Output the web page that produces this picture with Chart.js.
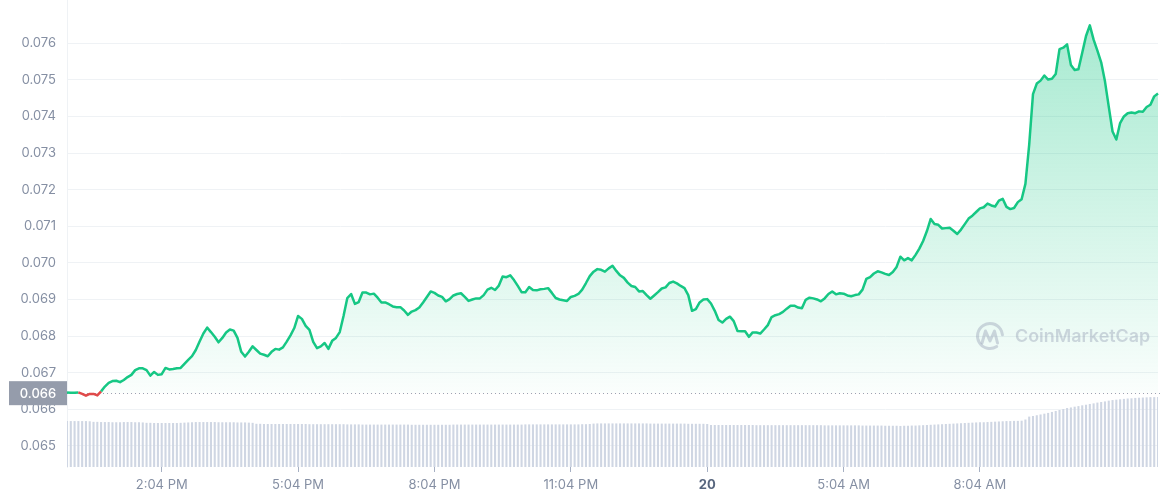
<!DOCTYPE html>
<html>
<head>
<meta charset="utf-8">
<title>price 1D</title>
<script src="https://cdn.jsdelivr.net/npm/chart.js@4"></script>
<style>
  html, body { margin: 0; padding: 0; background: #fff; }
  #wrap { width: 1161px; height: 500px; }
</style>
</head>
<body>
<div id="wrap"><canvas id="chart" width="1161" height="500"></canvas></div>
<script>
// 24h price chart, one sample every 5 minutes, volume bars underneath

// price samples (11:59 AM -> 11:59 AM next day)
const price_values = [
  0.06646, 0.06645, 0.06645, 0.06646, 0.06642, 0.06637, 0.06642, 0.06642, 0.06638, 0.06649,
  0.06662, 0.06672, 0.06677, 0.06678, 0.06674, 0.06680, 0.06688, 0.06694, 0.06707, 0.06712,
  0.06712, 0.06707, 0.06692, 0.06702, 0.06694, 0.06696, 0.06713, 0.06709, 0.06710, 0.06712,
  0.06713, 0.06724, 0.06735, 0.06745, 0.06762, 0.06785, 0.06807, 0.06823, 0.06811, 0.06798,
  0.06783, 0.06795, 0.06810, 0.06818, 0.06815, 0.06795, 0.06757, 0.06744, 0.06757, 0.06772,
  0.06762, 0.06752, 0.06749, 0.06745, 0.06757, 0.06765, 0.06763, 0.06769, 0.06785, 0.06802,
  0.06822, 0.06855, 0.06847, 0.06828, 0.06817, 0.06784, 0.06767, 0.06772, 0.06781, 0.06765,
  0.06787, 0.06795, 0.06811, 0.06855, 0.06904, 0.06915, 0.06888, 0.06893, 0.06919, 0.06919,
  0.06914, 0.06916, 0.06905, 0.06892, 0.06892, 0.06887, 0.06881, 0.06879, 0.06879, 0.06870,
  0.06858, 0.06867, 0.06871, 0.06878, 0.06892, 0.06907, 0.06922, 0.06918, 0.06911, 0.06907,
  0.06895, 0.06901, 0.06911, 0.06915, 0.06917, 0.06907, 0.06896, 0.06900, 0.06903, 0.06903,
  0.06912, 0.06927, 0.06932, 0.06926, 0.06938, 0.06963, 0.06961, 0.06966, 0.06953, 0.06937,
  0.06920, 0.06920, 0.06934, 0.06926, 0.06925, 0.06928, 0.06929, 0.06931, 0.06918, 0.06904,
  0.06900, 0.06898, 0.06896, 0.06907, 0.06910, 0.06915, 0.06927, 0.06945, 0.06964, 0.06976,
  0.06983, 0.06981, 0.06976, 0.06985, 0.06992, 0.06978, 0.06966, 0.06959, 0.06946, 0.06937,
  0.06934, 0.06922, 0.06923, 0.06912, 0.06902, 0.06911, 0.06920, 0.06930, 0.06933, 0.06945,
  0.06949, 0.06944, 0.06937, 0.06931, 0.06912, 0.06869, 0.06874, 0.06892, 0.06900, 0.06901,
  0.06889, 0.06869, 0.06844, 0.06837, 0.06847, 0.06853, 0.06841, 0.06814, 0.06813, 0.06813,
  0.06798, 0.06810, 0.06810, 0.06807, 0.06818, 0.06830, 0.06852, 0.06857, 0.06860, 0.06866,
  0.06875, 0.06883, 0.06883, 0.06878, 0.06876, 0.06899, 0.06905, 0.06903, 0.06900, 0.06895,
  0.06903, 0.06915, 0.06922, 0.06914, 0.06917, 0.06916, 0.06911, 0.06909, 0.06912, 0.06914,
  0.06927, 0.06956, 0.06961, 0.06971, 0.06977, 0.06974, 0.06970, 0.06967, 0.06975, 0.06989,
  0.07017, 0.07007, 0.07013, 0.07007, 0.07022, 0.07039, 0.07060, 0.07087, 0.07120, 0.07106,
  0.07104, 0.07094, 0.07095, 0.07096, 0.07088, 0.07079, 0.07091, 0.07106, 0.07121, 0.07129,
  0.07139, 0.07149, 0.07152, 0.07162, 0.07157, 0.07154, 0.07170, 0.07175, 0.07153, 0.07147,
  0.07150, 0.07166, 0.07174, 0.07216, 0.07323, 0.07461, 0.07490, 0.07498, 0.07512, 0.07501,
  0.07503, 0.07516, 0.07584, 0.07588, 0.07597, 0.07541, 0.07527, 0.07529, 0.07574, 0.07620,
  0.07649, 0.07610, 0.07580, 0.07548, 0.07496, 0.07427, 0.07359, 0.07337, 0.07382, 0.07400,
  0.07409, 0.07411, 0.07409, 0.07414, 0.07413, 0.07426, 0.07432, 0.07455, 0.07463
];

// rolling 24h volume (millions), same samples
const volume_values = [
  236, 236, 236, 236, 236, 236, 235,
  232, 232, 231, 231, 231, 230, 230, 230, 231, 231, 231, 230, 230, 229,
  227, 227, 226, 226, 226, 226, 226, 226, 226, 227, 228, 229, 230,
  231, 231, 231, 231, 231, 231, 230, 230, 230, 230, 230, 229, 229, 229, 228, 227,
  222, 222, 221, 221, 221, 221, 221, 221, 221, 221, 221, 221, 221, 221,
  220, 220, 220, 220, 220, 220, 220, 220, 220, 220, 219, 219, 219, 219,
  218, 218, 218, 218, 218, 218, 218, 218, 218, 218,
  218, 218, 218, 217, 217, 217, 217, 217, 217, 217,
  217, 217, 217, 217, 218, 218, 218, 218, 218, 218,
  218, 218, 218, 218, 218, 218, 218, 218, 218, 218,
  218, 218, 218, 219, 219, 219, 219, 219, 219, 219,
  219, 219, 219, 219, 219, 219, 219, 219, 220, 220,
  221,
  223, 224, 224, 224, 224, 224, 224, 224, 224, 224,
  224, 224, 224, 224, 224, 223, 223, 223, 223, 223,
  223, 223, 223, 223, 223, 222, 222, 222, 222, 222,
  221,
  216, 216, 216, 216, 216, 216, 216, 216, 216, 216,
  216, 216, 215, 215, 215, 215, 215, 215, 215, 215,
  215, 215, 215, 215, 215, 215, 215, 215, 215, 215,
  214, 214, 214, 214, 214, 214, 214, 214, 214, 214,
  213, 213, 213, 213, 213, 213, 212, 212, 212, 212,
  211, 212, 212, 213, 213, 214, 215, 216, 217, 218,
  219, 220, 221, 222, 223, 224, 225, 226, 227, 228,
  229, 230, 230, 231, 232, 233, 234, 235, 236, 236,
  237, 237, 238,
  244, 259, 262, 266, 270, 274, 278, 283, 288, 293, 298, 303,
  306, 310, 313, 317, 320, 324, 327, 331, 334, 337, 341, 344,
  346, 348, 350, 352, 353, 355,
  356, 357, 358, 359, 359, 360
];

// price 24h ago, the dotted reference line
const open_price = 0.06644;

// axis stuff
const y_ticks = [0.065, 0.066, 0.067, 0.068, 0.069, 0.070, 0.071, 0.072, 0.073, 0.074, 0.075, 0.076];
const y_min = 0.064423;
const y_max = 0.077183;
const vol_max = 2400;
const x_tick_times = ["2:04 PM", "5:04 PM", "8:04 PM", "11:04 PM", "2:04 AM", "5:04 AM", "8:04 AM"];
const x_tick_text = ["2:04 PM", "5:04 PM", "8:04 PM", "11:04 PM", "20", "5:04 AM", "8:04 AM"];
const start_minute = 11 * 60 + 59; // 11:59 AM
const step_minutes = 5;

// colours
const green = "#16c784";
const red = "#e04a4a";
const axis_grey = "#858fa3";

// "h:mm AM" from minutes since midnight
function fmt_time(m) {
  m = m % 1440;
  let h = Math.floor(m / 60);
  const mm = m % 60;
  const ampm = h < 12 ? "AM" : "PM";
  h = h % 12;
  if (h === 0) h = 12;
  return h + ":" + String(mm).padStart(2, "0") + " " + ampm;
}

const time_labels = price_values.map((_, i) => fmt_time(start_minute + i * step_minutes));

// green fill fading down to the reference line
function green_fill(ctx) {
  const chart = ctx.chart;
  const area = chart.chartArea;
  if (!area || !chart.scales.y) return "rgba(22,199,132,0.2)";
  const y_open = chart.scales.y.getPixelForValue(open_price);
  const g = chart.ctx.createLinearGradient(0, area.top, 0, y_open);
  g.addColorStop(0, "rgba(22,199,132,0.40)");
  g.addColorStop(1, "rgba(22,199,132,0.02)");
  return g;
}

// dotted open line, drawn under the price line
const open_line = {
  id: "open_line",
  beforeDatasetsDraw(chart) {
    const c = chart.ctx;
    const a = chart.chartArea;
    const y = Math.round(chart.scales.y.getPixelForValue(open_price)) + 0.5;
    c.save();
    c.strokeStyle = "#9aa4b5";
    c.lineWidth = 1;
    c.setLineDash([1, 3]);
    c.beginPath();
    c.moveTo(a.left, y);
    c.lineTo(a.right + 3, y);
    c.stroke();
    c.restore();
  },
  afterDraw(chart) {
    // grey price tag on the y axis
    const c = chart.ctx;
    const a = chart.chartArea;
    const y = chart.scales.y.getPixelForValue(open_price);
    c.save();
    c.fillStyle = "#959cab";
    c.fillRect(9, y - 12, a.left - 9, 24);
    c.fillStyle = "#fff";
    c.font = "500 13px Inter";
    c.textAlign = "center";
    c.textBaseline = "middle";
    c.fillText(open_price.toFixed(3), (9 + a.left) / 2, y + 1);
    c.restore();
  }
};

// the faint CoinMarketCap logo
const watermark = {
  id: "watermark",
  afterDatasetsDraw(chart) {
    const c = chart.ctx;
    const col = "rgba(150,160,180,0.42)";
    const cx = 990, cy = 336;
    c.save();
    c.strokeStyle = col;
    c.lineWidth = 3;
    c.lineCap = "round";
    c.lineJoin = "round";
    c.beginPath();
    c.arc(cx, cy, 12.5, 0.32 * Math.PI, 1.97 * Math.PI);
    c.stroke();
    c.beginPath();
    c.moveTo(cx - 8, cy + 7);
    c.lineTo(cx - 4.5, cy - 5);
    c.lineTo(cx, cy + 5);
    c.lineTo(cx + 4.5, cy - 5);
    c.lineTo(cx + 7.5, cy + 7);
    c.stroke();
    c.fillStyle = col;
    let size = 20;
    c.font = "600 " + size + "px Inter";
    const w = c.measureText("CoinMarketCap").width;
    size = size * 135 / w;
    c.font = "600 " + size.toFixed(1) + "px Inter";
    c.textAlign = "left";
    c.textBaseline = "middle";
    c.fillText("CoinMarketCap", 1015, cy + 1);
    c.restore();
  }
};

function init_chart() {
  const config = {
    type: "line",
    data: {
      labels: time_labels,
      datasets: [
        {
          type: "line",
          label: "price",
          data: price_values,
          yAxisID: "y",
          order: 0,
          borderColor: green,
          borderWidth: 2.5,
          borderJoinStyle: "round",
          pointRadius: 0,
          tension: 0,
          backgroundColor: green_fill,
          fill: { target: { value: open_price }, below: "rgba(234,57,67,0.08)" },
          segment: {
            borderColor: (ctx) =>
              (ctx.p0.parsed.y < open_price || ctx.p1.parsed.y < open_price) ? red : undefined
          }
        },
        {
          type: "bar",
          label: "volume",
          data: volume_values,
          yAxisID: "yv",
          order: 1,
          backgroundColor: "#cfd6e3",
          barPercentage: 0.55,
          categoryPercentage: 1
        }
      ]
    },
    options: {
      responsive: false,
      devicePixelRatio: 1,
      animation: false,
      layout: { padding: { left: 0, right: 3, top: 0, bottom: 0 }, autoPadding: false },
      plugins: {
        legend: { display: false },
        tooltip: { enabled: false }
      },
      scales: {
        x: {
          type: "category",
          offset: false,
          afterBuildTicks: (axis) => {
            axis.ticks = axis.ticks.filter((t) => x_tick_times.includes(time_labels[t.value]));
          },
          afterFit: (axis) => {
            axis.height = 33;
            axis.paddingLeft = 0;
            axis.paddingRight = 0;
          },
          grid: { display: true, offset: false, drawOnChartArea: false, drawTicks: true, tickLength: 5, color: "#a6b0c3" },
          border: { display: false },
          ticks: {
            autoSkip: false,
            maxRotation: 0,
            padding: 5,
            color: (ctx) => (ctx.tick && ctx.tick.label === "20") ? "#58667e" : axis_grey,
            font: (ctx) => ({
              family: "Inter",
              size: 13,
              weight: (ctx.tick && ctx.tick.label === "20") ? "700" : "400"
            }),
            callback: function(v) {
              return x_tick_text[x_tick_times.indexOf(this.getLabelForValue(v))];
            }
          }
        },
        y: {
          position: "left",
          min: y_min,
          max: y_max,
          afterBuildTicks: (axis) => { axis.ticks = y_ticks.map((v) => ({ value: v })); },
          afterFit: (axis) => {
            axis.width = 67;
            axis.paddingTop = 0;
            axis.paddingBottom = 0;
          },
          grid: { color: "#eff2f5", drawTicks: false },
          border: { display: true, color: "#eff2f5" },
          ticks: {
            padding: 11,
            color: axis_grey,
            font: { family: "Inter", size: 13 },
            callback: (v) => Number(v).toFixed(3)
          }
        },
        yv: {
          display: false,
          min: 0,
          max: vol_max
        }
      }
    },
    plugins: [open_line, watermark]
  };
  return new Chart(document.getElementById("chart").getContext("2d"), config);
}

init_chart();
</script>
</body>
</html>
————
Repeat the listing above exactly from its first line to the line containing "volume bars underneath", both included, and omit the pictures.

#### The output:
Output the web page that produces this picture with Chart.js.
<!DOCTYPE html>
<html>
<head>
<meta charset="utf-8">
<title>price 1D</title>
<script src="https://cdn.jsdelivr.net/npm/chart.js@4"></script>
<style>
  html, body { margin: 0; padding: 0; background: #fff; }
  #wrap { width: 1161px; height: 500px; }
</style>
</head>
<body>
<div id="wrap"><canvas id="chart" width="1161" height="500"></canvas></div>
<script>
// 24h price chart, one sample every 5 minutes, volume bars underneath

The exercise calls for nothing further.